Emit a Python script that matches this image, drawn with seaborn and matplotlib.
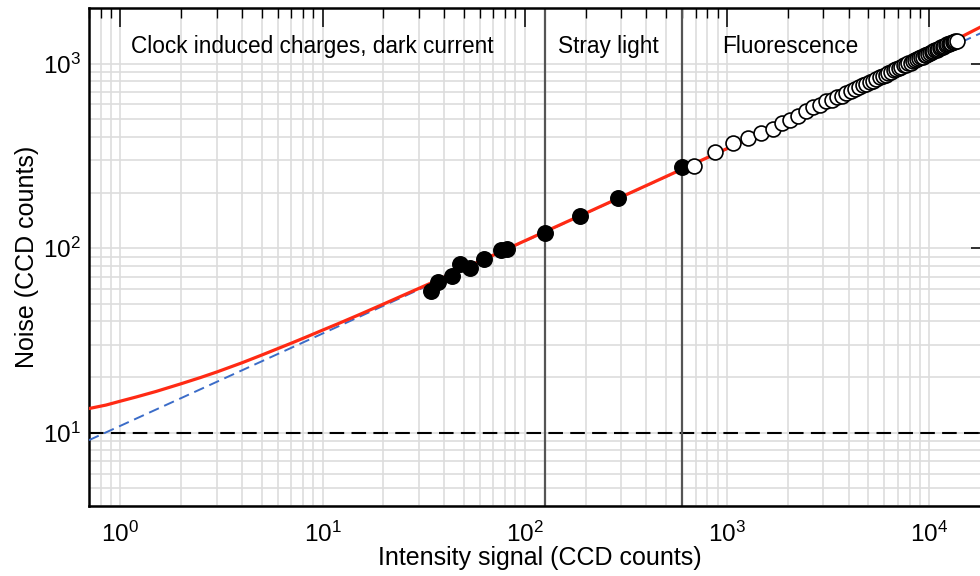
import matplotlib
matplotlib.use("Agg")
import matplotlib.pyplot as plt
import seaborn as sns
from matplotlib.ticker import LogLocator, NullFormatter

# filled points (dark current / stray light regime)
dark_signal = [34.5, 37.1, 43.9, 47.7, 53.8, 62.9, 76.7, 81.7, 125.6, 187, 290, 601]
dark_noise = [58.4, 65.6, 70.5, 81.8, 77.6, 87.5, 97.2, 98.4, 121, 149, 187.5, 275]

# open points (fluorescence regime)
fluo_signal = [687, 873, 1067, 1274, 1473, 1684, 1866, 2051, 2255, 2460, 2673, 2884, 3090,
               3290, 3490, 3690, 3890, 4090, 4290, 4490, 4690, 4890, 5090, 5290, 5490,
               5690, 5890, 6090, 6290, 6490, 6690, 6890, 7090, 7290, 7490, 7690, 7890,
               8090, 8290, 8490, 8690, 8890, 9090, 9290, 9490, 9690, 9890, 10090, 10290,
               10490, 10690, 10890, 11090, 11290, 11490, 11690, 11890, 12090, 12290,
               12490, 12690, 12890, 13090, 13290, 13490, 13716]
fluo_noise = [278, 333, 373, 394, 418, 442, 474, 494, 522, 556, 580, 598, 624,
              634, 655, 671, 692, 708, 728, 743, 763, 777, 796, 809, 828,
              841, 859, 871, 889, 901, 919, 930, 947, 958, 976, 986, 1003,
              1013, 1030, 1040, 1056, 1066, 1082, 1091, 1107, 1116, 1132, 1141, 1157,
              1165, 1181, 1189, 1205, 1212, 1229, 1236, 1250, 1257, 1270,
              1277, 1290, 1296, 1306, 1312, 1318, 1322]

# model curves
model_signal = [0.7, 0.85, 1, 1.2, 1.5, 2, 2.5, 3, 4, 5, 6, 7, 8.5, 10, 12, 15, 20, 25,
                30, 40, 50, 70, 100, 200, 500, 1000, 2000, 5000, 10000, 20000]
total_noise = [13.5, 14.1, 14.8, 15.6, 16.7, 18.4, 19.9, 21.3, 23.9, 26.3, 28.5, 30.5,
               33.3, 35.9, 39.0, 43.3, 49.7, 55.4, 60.5, 69.6, 77.6, 91.6, 109.4, 154.4,
               244.2, 346.0, 491.4, 787.3, 1137.5, 1675.0]
shot_signal = [0.7, 20000]
shot_noise = [9.1, 1539.5]

read_noise = 10
region_bounds = [125.6, 601]
region_names = ["Clock induced charges, dark current", "Stray light", "Fluorescence"]
region_label_x = [1.134, 145.7, 944]

sns.set_style("white")
plt.rcParams['font.family'] = ['Liberation Sans', 'DejaVu Sans']
plt.rcParams['mathtext.fontset'] = 'custom'
plt.rcParams['mathtext.rm'] = 'Liberation Sans'
plt.rcParams['mathtext.it'] = 'Liberation Sans:italic'
plt.rcParams['text.color'] = 'black'
plt.rcParams['axes.labelcolor'] = 'black'
plt.rcParams['xtick.color'] = 'black'
plt.rcParams['ytick.color'] = 'black'

fig = plt.figure(figsize=(9.8, 5.76), dpi=100)
ax = fig.add_axes([0.0908, 0.1215, 0.9194, 0.8646])
ax.set_xscale('log')
ax.set_yscale('log')

ax.axhline(read_noise, color='black', lw=1.5, dashes=(7, 3.5), zorder=2)
for xb in region_bounds:
    ax.axvline(xb, color='#555555', lw=1.6, zorder=2)

sns.lineplot(x=shot_signal, y=shot_noise, ax=ax, color='#3b6cc8', lw=1.4,
             zorder=3).lines[-1].set_dashes((5.5, 3))
sns.lineplot(x=model_signal, y=total_noise, ax=ax, color='#ff2a14', lw=2.3, zorder=4)

sns.scatterplot(x=dark_signal, y=dark_noise, ax=ax, s=125, color='black',
                edgecolor='black', linewidth=1, zorder=5)
sns.scatterplot(x=fluo_signal, y=fluo_noise, ax=ax, s=115, color='white',
                edgecolor='black', linewidth=1.2, zorder=5)

for name, xt in zip(region_names, region_label_x):
    ax.text(xt, 1237, name, fontsize=16.3, ha='left', va='center')

ax.set_xlim(0.7, 20000)
ax.set_ylim(4, 2000)

ax.xaxis.set_major_locator(LogLocator(base=10))
ax.xaxis.set_minor_locator(LogLocator(base=10, subs=range(2, 10)))
ax.yaxis.set_minor_locator(LogLocator(base=10, subs=range(2, 10)))
ax.xaxis.set_minor_formatter(NullFormatter())
ax.yaxis.set_minor_formatter(NullFormatter())

ax.set_axisbelow(True)
ax.grid(which='both', color='#dddddd', lw=1.2)
ax.tick_params(which='major', direction='in', top=True, right=True, length=13.5,
               width=1.1, labelsize=17.5)
ax.tick_params(which='minor', direction='in', top=True, right=True, length=7,
               width=1.0)
ax.tick_params(axis='x', which='major', pad=11)
ax.tick_params(axis='y', which='major', pad=6)
for sp in ax.spines.values():
    sp.set_linewidth(1.8)
    sp.set_color('black')

ax.set_xlabel('Intensity signal (CCD counts)', fontsize=18, labelpad=0)
ax.set_ylabel('Noise (CCD counts)', fontsize=18, labelpad=3)

fig.savefig('out.png', dpi=100)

### What is being asked
Give the material again exactly as it is, but keep the pictures out.

### Worked solution
Emit a Python script that matches this image, drawn with seaborn and matplotlib.
import matplotlib
matplotlib.use("Agg")
import matplotlib.pyplot as plt
import seaborn as sns
from matplotlib.ticker import LogLocator, NullFormatter

# filled points (dark current / stray light regime)
dark_signal = [34.5, 37.1, 43.9, 47.7, 53.8, 62.9, 76.7, 81.7, 125.6, 187, 290, 601]
dark_noise = [58.4, 65.6, 70.5, 81.8, 77.6, 87.5, 97.2, 98.4, 121, 149, 187.5, 275]

# open points (fluorescence regime)
fluo_signal = [687, 873, 1067, 1274, 1473, 1684, 1866, 2051, 2255, 2460, 2673, 2884, 3090,
               3290, 3490, 3690, 3890, 4090, 4290, 4490, 4690, 4890, 5090, 5290, 5490,
               5690, 5890, 6090, 6290, 6490, 6690, 6890, 7090, 7290, 7490, 7690, 7890,
               8090, 8290, 8490, 8690, 8890, 9090, 9290, 9490, 9690, 9890, 10090, 10290,
               10490, 10690, 10890, 11090, 11290, 11490, 11690, 11890, 12090, 12290,
               12490, 12690, 12890, 13090, 13290, 13490, 13716]
fluo_noise = [278, 333, 373, 394, 418, 442, 474, 494, 522, 556, 580, 598, 624,
              634, 655, 671, 692, 708, 728, 743, 763, 777, 796, 809, 828,
              841, 859, 871, 889, 901, 919, 930, 947, 958, 976, 986, 1003,
              1013, 1030, 1040, 1056, 1066, 1082, 1091, 1107, 1116, 1132, 1141, 1157,
              1165, 1181, 1189, 1205, 1212, 1229, 1236, 1250, 1257, 1270,
              1277, 1290, 1296, 1306, 1312, 1318, 1322]

# model curves
model_signal = [0.7, 0.85, 1, 1.2, 1.5, 2, 2.5, 3, 4, 5, 6, 7, 8.5, 10, 12, 15, 20, 25,
                30, 40, 50, 70, 100, 200, 500, 1000, 2000, 5000, 10000, 20000]
total_noise = [13.5, 14.1, 14.8, 15.6, 16.7, 18.4, 19.9, 21.3, 23.9, 26.3, 28.5, 30.5,
               33.3, 35.9, 39.0, 43.3, 49.7, 55.4, 60.5, 69.6, 77.6, 91.6, 109.4, 154.4,
               244.2, 346.0, 491.4, 787.3, 1137.5, 1675.0]
shot_signal = [0.7, 20000]
shot_noise = [9.1, 1539.5]

read_noise = 10
region_bounds = [125.6, 601]
region_names = ["Clock induced charges, dark current", "Stray light", "Fluorescence"]
region_label_x = [1.134, 145.7, 944]

sns.set_style("white")
plt.rcParams['font.family'] = ['Liberation Sans', 'DejaVu Sans']
plt.rcParams['mathtext.fontset'] = 'custom'
plt.rcParams['mathtext.rm'] = 'Liberation Sans'
plt.rcParams['mathtext.it'] = 'Liberation Sans:italic'
plt.rcParams['text.color'] = 'black'
plt.rcParams['axes.labelcolor'] = 'black'
plt.rcParams['xtick.color'] = 'black'
plt.rcParams['ytick.color'] = 'black'

fig = plt.figure(figsize=(9.8, 5.76), dpi=100)
ax = fig.add_axes([0.0908, 0.1215, 0.9194, 0.8646])
ax.set_xscale('log')
ax.set_yscale('log')

ax.axhline(read_noise, color='black', lw=1.5, dashes=(7, 3.5), zorder=2)
for xb in region_bounds:
    ax.axvline(xb, color='#555555', lw=1.6, zorder=2)

sns.lineplot(x=shot_signal, y=shot_noise, ax=ax, color='#3b6cc8', lw=1.4,
             zorder=3).lines[-1].set_dashes((5.5, 3))
sns.lineplot(x=model_signal, y=total_noise, ax=ax, color='#ff2a14', lw=2.3, zorder=4)

sns.scatterplot(x=dark_signal, y=dark_noise, ax=ax, s=125, color='black',
                edgecolor='black', linewidth=1, zorder=5)
sns.scatterplot(x=fluo_signal, y=fluo_noise, ax=ax, s=115, color='white',
                edgecolor='black', linewidth=1.2, zorder=5)

for name, xt in zip(region_names, region_label_x):
    ax.text(xt, 1237, name, fontsize=16.3, ha='left', va='center')

ax.set_xlim(0.7, 20000)
ax.set_ylim(4, 2000)

ax.xaxis.set_major_locator(LogLocator(base=10))
ax.xaxis.set_minor_locator(LogLocator(base=10, subs=range(2, 10)))
ax.yaxis.set_minor_locator(LogLocator(base=10, subs=range(2, 10)))
ax.xaxis.set_minor_formatter(NullFormatter())
ax.yaxis.set_minor_formatter(NullFormatter())

ax.set_axisbelow(True)
ax.grid(which='both', color='#dddddd', lw=1.2)
ax.tick_params(which='major', direction='in', top=True, right=True, length=13.5,
               width=1.1, labelsize=17.5)
ax.tick_params(which='minor', direction='in', top=True, right=True, length=7,
               width=1.0)
ax.tick_params(axis='x', which='major', pad=11)
ax.tick_params(axis='y', which='major', pad=6)
for sp in ax.spines.values():
    sp.set_linewidth(1.8)
    sp.set_color('black')

ax.set_xlabel('Intensity signal (CCD counts)', fontsize=18, labelpad=0)
ax.set_ylabel('Noise (CCD counts)', fontsize=18, labelpad=3)

fig.savefig('out.png', dpi=100)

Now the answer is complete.